October 22, 2002

Refer to: HSA-10/SS-108

Mr. Jack F. Glen, Jr.
Glenncast Inc.
4401 Acworth Industrial Drive
Acworth, Georgia 30101

Dear Mr. Glen:

Thank you for your letter of March 12 and facsimile transmission of July 18 requesting Federal Highway Administration (FHWA) acceptance of your company's aluminum sign poles with decorative castings at the base as breakaway sign support systems for use on the National Highway System (NHS). Accompanying your letter was a report from the Southwest Research Institute and videos of the pendulum tests. You requested that we find the combination STOP sign and street name sign devices acceptable for use on the NHS under the provisions of National Cooperative Highway Research Program (NCHRP) Report 350 "Recommended Procedures for the Safety Performance Evaluation of Highway Features." You also provided additional drawings per our request on September 25.

Introduction

Testing of the supports was in compliance with the guidelines contained in the NCHRP Report 350, Recommended Procedures for the Safety Performance Evaluation of Highway Features. Requirements for breakaway supports are those in the American Association of State Highway and Transportation Officials' Standard Specifications for Structural Supports for Highway Signs, Luminaires and Traffic Signals.

The sign systems as tested can be described as a stop sign and street name sign mounted on an aluminum pole with a decorative casting at the base. The tested support poles ranged from 14.3 ft to 15.8 ft in length. The poles were embedded in NCHRP Report 350 Standard (strong) soil. The 32-inch octagonal shaped, cast aluminum stop sign blank was mounted 7 ft from the bottom of the sign to grade in all cases. Two street name sign frames with blank fillers were mounted at 90 degrees to each other near the top of the pole. Five variations were crash tested using the 820 kg bogie. These variations are:

A. The post was a 4" x 4" x 0.156" square aluminum tube with a 5" x 4½" x 0.159" decorative channel at the base. The 4" x 4" tube was embedded directly into a 36-inch deep concrete foundation that had a diameter of 8 inches.

B. The design tested in "A" was modified with the addition of an aluminum plate butt welded on the bottom. This plate was 4½" x 4½"x ¼" thick with a 4" x

4" x 0.156" thick wall square tube butt welded to it.

C. Post "A" is a round steel post with an outside diameter of 2.375 inches and a wall thickness of 0.125 inches. Post "B" has an OD of 2.875 inches and a 0.19 inch wall thickness.

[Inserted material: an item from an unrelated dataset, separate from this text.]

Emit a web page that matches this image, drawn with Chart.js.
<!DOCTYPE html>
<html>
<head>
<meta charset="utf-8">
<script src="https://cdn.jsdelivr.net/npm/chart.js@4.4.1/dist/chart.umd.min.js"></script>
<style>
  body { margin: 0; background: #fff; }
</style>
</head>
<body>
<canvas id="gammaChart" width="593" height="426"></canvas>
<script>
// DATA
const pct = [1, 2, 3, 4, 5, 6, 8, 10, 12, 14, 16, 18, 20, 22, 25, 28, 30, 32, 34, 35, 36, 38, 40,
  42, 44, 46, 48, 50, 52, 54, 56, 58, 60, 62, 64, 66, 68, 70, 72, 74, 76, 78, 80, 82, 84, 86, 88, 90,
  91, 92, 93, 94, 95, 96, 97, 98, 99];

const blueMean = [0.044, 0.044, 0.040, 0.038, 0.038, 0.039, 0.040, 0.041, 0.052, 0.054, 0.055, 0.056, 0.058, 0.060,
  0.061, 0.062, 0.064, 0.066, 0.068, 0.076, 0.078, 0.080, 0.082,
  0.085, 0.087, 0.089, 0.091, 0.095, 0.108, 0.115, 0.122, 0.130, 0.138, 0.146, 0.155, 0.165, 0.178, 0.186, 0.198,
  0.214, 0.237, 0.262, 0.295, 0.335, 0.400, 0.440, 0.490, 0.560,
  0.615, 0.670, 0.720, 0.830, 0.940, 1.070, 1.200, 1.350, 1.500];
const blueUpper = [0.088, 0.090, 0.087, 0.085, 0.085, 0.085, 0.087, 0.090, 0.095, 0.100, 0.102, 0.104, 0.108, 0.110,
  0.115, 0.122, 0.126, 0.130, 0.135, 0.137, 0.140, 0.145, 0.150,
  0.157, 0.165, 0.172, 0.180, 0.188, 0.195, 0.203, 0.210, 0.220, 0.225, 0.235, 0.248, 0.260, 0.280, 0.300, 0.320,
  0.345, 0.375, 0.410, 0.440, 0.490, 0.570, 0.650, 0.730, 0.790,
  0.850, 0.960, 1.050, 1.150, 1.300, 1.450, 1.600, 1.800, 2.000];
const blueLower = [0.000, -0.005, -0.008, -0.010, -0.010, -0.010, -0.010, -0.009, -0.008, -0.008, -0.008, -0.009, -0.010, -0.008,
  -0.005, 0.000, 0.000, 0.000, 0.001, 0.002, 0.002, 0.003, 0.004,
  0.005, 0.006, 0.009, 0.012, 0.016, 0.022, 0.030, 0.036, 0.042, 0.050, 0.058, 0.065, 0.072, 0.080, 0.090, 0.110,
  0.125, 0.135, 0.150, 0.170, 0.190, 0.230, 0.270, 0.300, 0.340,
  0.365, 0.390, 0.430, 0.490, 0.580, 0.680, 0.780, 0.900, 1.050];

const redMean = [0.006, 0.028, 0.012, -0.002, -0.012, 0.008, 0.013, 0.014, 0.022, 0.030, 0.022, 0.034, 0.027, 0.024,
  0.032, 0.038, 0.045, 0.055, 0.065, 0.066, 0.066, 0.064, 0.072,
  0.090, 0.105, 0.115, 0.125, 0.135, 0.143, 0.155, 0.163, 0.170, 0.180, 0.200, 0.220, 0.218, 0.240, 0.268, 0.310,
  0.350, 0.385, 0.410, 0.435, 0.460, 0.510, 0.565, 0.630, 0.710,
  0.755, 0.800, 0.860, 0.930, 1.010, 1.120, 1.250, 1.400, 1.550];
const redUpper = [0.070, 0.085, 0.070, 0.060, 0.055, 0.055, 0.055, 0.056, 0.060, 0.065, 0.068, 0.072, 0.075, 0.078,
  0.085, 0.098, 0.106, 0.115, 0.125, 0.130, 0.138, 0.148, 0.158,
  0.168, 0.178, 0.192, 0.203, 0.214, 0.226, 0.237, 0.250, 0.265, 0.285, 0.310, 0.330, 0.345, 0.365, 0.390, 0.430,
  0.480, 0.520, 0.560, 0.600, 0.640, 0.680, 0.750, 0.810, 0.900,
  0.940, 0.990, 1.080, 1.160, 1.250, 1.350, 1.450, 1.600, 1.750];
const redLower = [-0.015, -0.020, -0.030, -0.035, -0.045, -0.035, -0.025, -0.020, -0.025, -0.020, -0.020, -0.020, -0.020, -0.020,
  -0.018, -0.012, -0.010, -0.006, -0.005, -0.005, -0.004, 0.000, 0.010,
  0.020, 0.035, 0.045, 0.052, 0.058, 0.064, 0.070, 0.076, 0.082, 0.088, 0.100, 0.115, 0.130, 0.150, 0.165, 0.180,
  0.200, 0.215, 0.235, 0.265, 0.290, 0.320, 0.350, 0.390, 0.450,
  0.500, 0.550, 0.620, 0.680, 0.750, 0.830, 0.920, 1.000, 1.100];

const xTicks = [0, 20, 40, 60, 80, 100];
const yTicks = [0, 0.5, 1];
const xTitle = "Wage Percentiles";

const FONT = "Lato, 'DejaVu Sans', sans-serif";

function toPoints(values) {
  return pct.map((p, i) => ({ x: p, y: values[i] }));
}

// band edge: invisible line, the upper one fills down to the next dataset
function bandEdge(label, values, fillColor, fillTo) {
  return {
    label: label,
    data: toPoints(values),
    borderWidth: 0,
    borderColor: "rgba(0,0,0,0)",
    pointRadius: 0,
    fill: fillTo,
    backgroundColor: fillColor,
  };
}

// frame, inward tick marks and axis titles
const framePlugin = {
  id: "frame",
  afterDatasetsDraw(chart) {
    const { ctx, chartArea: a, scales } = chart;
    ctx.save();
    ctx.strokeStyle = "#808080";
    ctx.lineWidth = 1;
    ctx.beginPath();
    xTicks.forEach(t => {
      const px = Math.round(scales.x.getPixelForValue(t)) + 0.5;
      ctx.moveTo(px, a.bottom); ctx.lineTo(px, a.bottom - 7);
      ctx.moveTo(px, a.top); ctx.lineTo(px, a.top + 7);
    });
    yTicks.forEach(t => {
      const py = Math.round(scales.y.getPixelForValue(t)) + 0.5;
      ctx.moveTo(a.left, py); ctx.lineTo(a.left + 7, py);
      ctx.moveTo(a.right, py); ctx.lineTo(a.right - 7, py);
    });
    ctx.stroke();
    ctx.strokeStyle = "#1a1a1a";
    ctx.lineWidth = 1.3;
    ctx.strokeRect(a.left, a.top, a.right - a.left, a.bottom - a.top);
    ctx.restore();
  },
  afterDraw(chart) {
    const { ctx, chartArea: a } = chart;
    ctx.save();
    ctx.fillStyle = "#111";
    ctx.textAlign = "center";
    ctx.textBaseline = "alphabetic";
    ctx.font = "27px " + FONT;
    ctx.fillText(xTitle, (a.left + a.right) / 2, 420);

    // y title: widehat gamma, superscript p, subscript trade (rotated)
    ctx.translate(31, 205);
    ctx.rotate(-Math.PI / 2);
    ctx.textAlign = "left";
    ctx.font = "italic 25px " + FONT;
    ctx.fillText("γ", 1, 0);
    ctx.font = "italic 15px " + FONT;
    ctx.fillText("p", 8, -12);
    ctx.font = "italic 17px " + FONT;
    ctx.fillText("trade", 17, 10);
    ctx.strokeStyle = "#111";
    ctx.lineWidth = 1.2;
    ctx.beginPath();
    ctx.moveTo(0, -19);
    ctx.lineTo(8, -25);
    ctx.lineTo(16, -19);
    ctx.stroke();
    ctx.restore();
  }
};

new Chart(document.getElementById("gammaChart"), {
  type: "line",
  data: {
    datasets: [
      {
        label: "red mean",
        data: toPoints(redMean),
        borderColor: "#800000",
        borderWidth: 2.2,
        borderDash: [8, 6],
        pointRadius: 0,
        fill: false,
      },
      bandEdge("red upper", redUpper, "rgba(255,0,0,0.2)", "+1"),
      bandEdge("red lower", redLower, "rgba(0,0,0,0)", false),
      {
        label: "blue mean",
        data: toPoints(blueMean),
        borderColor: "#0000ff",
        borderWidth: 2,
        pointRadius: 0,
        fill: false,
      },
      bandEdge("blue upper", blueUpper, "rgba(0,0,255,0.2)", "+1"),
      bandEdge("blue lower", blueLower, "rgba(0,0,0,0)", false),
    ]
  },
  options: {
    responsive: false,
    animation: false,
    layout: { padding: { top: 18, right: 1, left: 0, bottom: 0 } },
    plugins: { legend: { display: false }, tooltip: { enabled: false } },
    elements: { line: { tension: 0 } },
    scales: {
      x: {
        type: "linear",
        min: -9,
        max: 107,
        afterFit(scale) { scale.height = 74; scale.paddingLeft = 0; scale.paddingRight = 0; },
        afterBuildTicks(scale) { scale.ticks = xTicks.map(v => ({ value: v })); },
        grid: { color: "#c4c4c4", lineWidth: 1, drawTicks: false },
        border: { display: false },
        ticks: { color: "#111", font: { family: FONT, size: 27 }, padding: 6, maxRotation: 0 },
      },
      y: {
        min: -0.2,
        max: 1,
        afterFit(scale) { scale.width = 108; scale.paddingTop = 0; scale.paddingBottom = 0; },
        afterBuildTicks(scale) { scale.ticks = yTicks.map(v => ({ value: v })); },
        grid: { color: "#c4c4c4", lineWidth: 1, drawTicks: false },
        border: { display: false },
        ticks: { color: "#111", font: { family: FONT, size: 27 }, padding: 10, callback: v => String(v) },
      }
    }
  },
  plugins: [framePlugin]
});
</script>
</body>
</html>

The decorative base has a 4¾ inch OD at the top and 7½ inches at the bottom.

D. The design tested in "C" was modified by welding a 6½ inch OD x 3/8 inch thick plate to the bottom of the decorative base. A 2.375 inch OD x 0.125 inch wall aluminum pipe is welded to this plate.

E. The cast aluminum post is 4½ x 4½inches x 3/8 inches thick, with a 4¼ x 4 ¼ inch x ¼ inch thick plate welded on the bottom. A 4 inch OD x ¼inch wall pipe is butt welded to this plate.

Testing

Pendulum testing was conducted on your company's devices. The mass of the pendulum bogie was 820 kg in all tests. It was equipped with a 10-stage crushable honeycomb nose section. The complete signposts and breakaway castings as tested are shown in the Enclosures.

Note: The support used in test "A" failed due to excessive stub height. No drawing of this design is included with this letter.

Findings

Velocity changes for the low-speed pendulum tests and the high-speed extrapolations were all within acceptable limits. All supports fractured at the ground line with the exception of Test A. In that test the fracture occurred at the top of the decorative collar, approximately 24 inches above the ground. The remaining post stub bent over in the soil, but remained well in excess of 4 inches. In light of the fact that you modified the design and retested it (Test B), and that this modified design both broke away cleanly at the groundline leaving no stub and resulted in lower velocity change, we find the unmodified version unacceptable.

Except as noted above the results of testing met the FHWA requirements and, therefore, the devices described above which were tested in impacts B, C, D, and E, and which are shown in the enclosed drawings for reference are acceptable for use as Test Level 3 devices on the NHS under the range of conditions tested, when proposed by a State.

Please note the following standard provisions that apply to FHWA letters of acceptance:

• Our acceptance is limited to the crashworthiness characteristics of the devices and does not cover their structural features, nor conformity with the Manual on Uniform Traffic Control Devices.
• Any changes that may adversely influence the crashworthiness of the device will require a new acceptance letter.
• Should the FHWA discover that the qualification testing was flawed, that in-service performance reveals unacceptable safety problems, or that the device being marketed is significantly different from the version that was crash tested, it reserves the right to modify or revoke its acceptance.
• You will be expected to supply potential users with sufficient information on design and installation requirements to ensure proper performance.



• You will be expected to certify to potential users that the hardware furnished has essentially the same chemistry, mechanical properties, and geometry as that submitted for acceptance, and that they will meet the crashworthiness requirements of FHWA and NCHRP Report 350.
• To prevent misunderstanding by others, this letter of acceptance, designated as number SS-108 shall not be reproduced except in full. As this letter and the supporting documentation which support it become public information, it will be available for inspection at our office by interested parties.

Sincerely yours,

Carol H. Jacoby,P.E.
Director, Office of Safety Design

Enclosures